In my case, I have to navigate the camera for ~6 minutes (that's how long the movie takes) without making faults. With a jerky mouse. With FRAPS and T22 arguing for (CPU) resources. With a little kid making noise in the background. With a girl that starts talking about, ...-hell I don't know- while you are sweating and recording the whole thing. You can't do it in 2 or more parts, cause it's just impossible to redo the exact same camera path. So at the stitching points, you suddenly see the camera hopping to another point, the lighting changes, et cetera.

Moving the camera down a stair, with a curve, is difficult enough already. Doing it twice exactly the same is impossible.

Do the loco-motion logger
Hey... But I got a little idea! Nothing new really, yet very useful. What if you lock your family outside, don't run FRAPS, and run a "motion logger"? Yeah, just store the camera view every (few) cycle(s). In my case, I made a little class that stored the camera matrix 15 times per second. Just directly writing it in an opened file-stream.
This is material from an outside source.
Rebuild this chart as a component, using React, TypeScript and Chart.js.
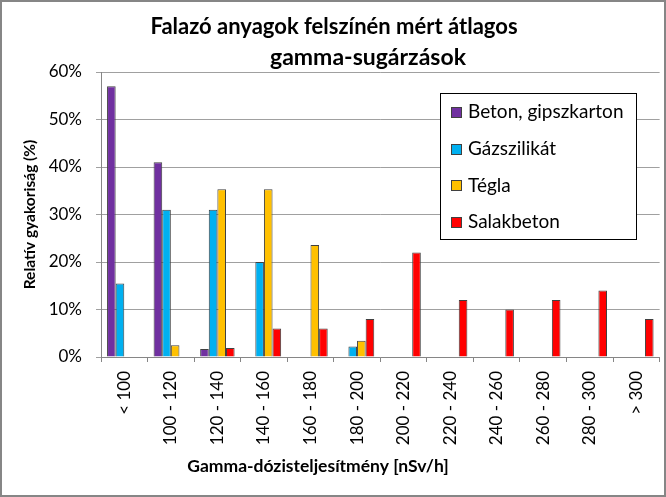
import React, { useEffect, useRef } from "react";
import { Chart, registerables } from "chart.js";

Chart.register(...registerables);

const categories = [
  "< 100", "100 - 120", "120 - 140", "140 - 160", "160 - 180", "180 - 200",
  "200 - 220", "220 - 240", "240 - 260", "260 - 280", "280 - 300", "> 300",
];
const seriesNames = ["Beton, gipszkarton", "Gázszilikát", "Tégla", "Salakbeton"];
const betonValues = [57, 41, 1.7, null, null, null, null, null, null, null, null, null];
const gazszilikatValues = [15.5, 31, 31, 20, null, 2.2, null, null, null, null, null, null];
const teglaValues = [null, 2.5, 35.3, 35.3, 23.6, 3.4, null, null, null, null, null, null];
const salakbetonValues = [null, null, 1.9, 6, 6, 8, 22, 12, 10, 12, 14, 8];
const seriesColors = ["#7030A0", "#00B0F0", "#FFC000", "#FF0000"];
const yTicks = [0, 10, 20, 30, 40, 50, 60];
const titleLines = ["Falazó anyagok felszínén mért átlagos", "gamma-sugárzások"];
const xTitle = "Gamma-dózisteljesítmény [nSv/h]";
const yTitle = "Relatív gyakoriság (%)";

const FONT = "Lato, 'Open Sans', sans-serif";

const decorPlugin = {
  id: "decor",
  beforeDraw(chart: any) {
    const ctx = chart.ctx;
    ctx.save();
    ctx.fillStyle = "#ffffff";
    ctx.fillRect(0, 0, chart.width, chart.height);
    ctx.restore();
  },
  afterDraw(chart: any) {
    const ctx = chart.ctx;
    ctx.save();
    // title
    ctx.fillStyle = "#000000";
    ctx.textAlign = "center";
    ctx.textBaseline = "middle";
    ctx.font = `bold 22px ${FONT}`;
    ctx.fillText(titleLines[0], 334, 27);
    ctx.font = `bold 23px ${FONT}`;
    ctx.fillText(titleLines[1], 368, 58);
    // x-axis title
    ctx.font = `bold 17.5px ${FONT}`;
    ctx.fillText(xTitle, 318, 466);

    // legend
    const lx = 440, ly = 93, lw = 196, lh = 146;
    ctx.fillStyle = "#ffffff";
    ctx.fillRect(lx, ly, lw, lh);
    ctx.strokeStyle = "#000000";
    ctx.lineWidth = 1;
    ctx.strokeRect(lx + 0.5, ly + 0.5, lw, lh);
    ctx.font = `19px ${FONT}`;
    ctx.textAlign = "left";
    chart.data.datasets.forEach((ds: any, i: number) => {
      const cy = ly + 19 + i * 36.7;
      ctx.fillStyle = ds.backgroundColor;
      ctx.fillRect(451, Math.round(cy - 5), 10, 10);
      ctx.strokeStyle = "#404040";
      ctx.strokeRect(451.5, Math.round(cy - 5) + 0.5, 10, 10);
      ctx.fillStyle = "#000000";
      ctx.fillText(ds.label, 468, cy);
    });

    // outer border
    ctx.strokeStyle = "#868686";
    ctx.lineWidth = 2;
    ctx.strokeRect(1, 1, chart.width - 2, chart.height - 2);
    ctx.restore();
  },
};

export default function App() {
  const canvasRef = useRef<HTMLCanvasElement | null>(null);

  useEffect(() => {
    document.body.style.margin = "0";
    const canvas = canvasRef.current;
    if (!canvas) return;
    const valueSets = [betonValues, gazszilikatValues, teglaValues, salakbetonValues];
    const chart = new Chart(canvas, {
      type: "bar",
      data: {
        labels: categories,
        datasets: seriesNames.map((name, i) => ({
          label: name,
          data: valueSets[i],
          backgroundColor: seriesColors[i],
          borderColor: "#404040",
          borderWidth: 1,
          borderSkipped: "start",
          categoryPercentage: 0.74,
          barPercentage: 1,
        })),
      },
      options: {
        animation: false,
        responsive: false,
        devicePixelRatio: 1,
        layout: { padding: { top: 72, right: 6, left: 0, bottom: 0 } },
        plugins: {
          legend: { display: false },
          title: { display: false },
          tooltip: { enabled: false },
        },
        scales: {
          x: {
            offset: true,
            grid: {
              offset: true,
              drawOnChartArea: false,
              drawTicks: true,
              tickLength: 5,
              color: "#868686",
            },
            border: { color: "#868686", width: 1 },
            ticks: {
              autoSkip: false,
              maxRotation: 90,
              minRotation: 90,
              padding: 9,
              color: "#000000",
              font: { family: FONT, size: 17 },
            },
            afterFit: (scale: any) => {
              scale.height = 140;
            },
          },
          y: {
            min: 0,
            max: 60,
            grid: {
              color: "#A0A0A0",
              tickLength: 5,
            },
            border: { color: "#868686", width: 1 },
            ticks: {
              stepSize: 10,
              padding: 14,
              color: "#000000",
              font: { family: FONT, size: 17 },
              callback: (v: any) => (yTicks.includes(Number(v)) ? `${v}%` : ""),
            },
            title: {
              display: true,
              text: yTitle,
              color: "#000000",
              font: { family: FONT, size: 15.5, weight: "bold" },
              padding: { top: 21, bottom: 0 },
            },
            afterFit: (scale: any) => {
              scale.width = 101;
            },
          },
        },
      },
      plugins: [decorPlugin],
    });
    return () => chart.destroy();
  }, []);

  return (
    <div style={{ width: 666, height: 497 }}>
      <canvas ref={canvasRef} width={666} height={497} style={{ display: "block", width: 666, height: 497 }} />
    </div>
  );
}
If you are really cool, you make a background thread that fills 2 buffers and store those in a filestream, but that wasn't necessary for the little amount of data in my case. To give you an idea about file-sizes,
---- 5 minutes = 5x60 x 15(fps) x matrix(64 bytes) = 282 kilobyte
That isn't too bad. Otherwise you may store quaternion’s instead of matrices to save more space.

Now that we have the camera path stored, we can redo the navigation with a click on the button. Store all matrices in a gigantic array or better, make a (background) streamreader that fills a buffer with matrices each X seconds. Then calculate the actual camera matrix by interpolating between the current and next frame matrix. The path is 99% identical to the one you recorded earlier. Eventually you can relax and edit parts now, or let the computer calculate a spline to get a more smooth route.

In case your girl started talking about spaghetti or your little brother kicked your legs while recording, causing your mouse-hand to do make a jerky movement, it's relative easy to polish. Let the camera follow the path till the point where things went wrong. Stop it, hit the capture button again, and now do a second attempt. The newer part should fit seamlessly with the previous one.

When you're finally happy with the camera route, you can finally record the movie for real. Just let the camera roll over the railtrack again, sit back, and relax. Even when the video capture program causes a jerky framerate, the camera will keep stable cause no human input is needed anymore. What a relief.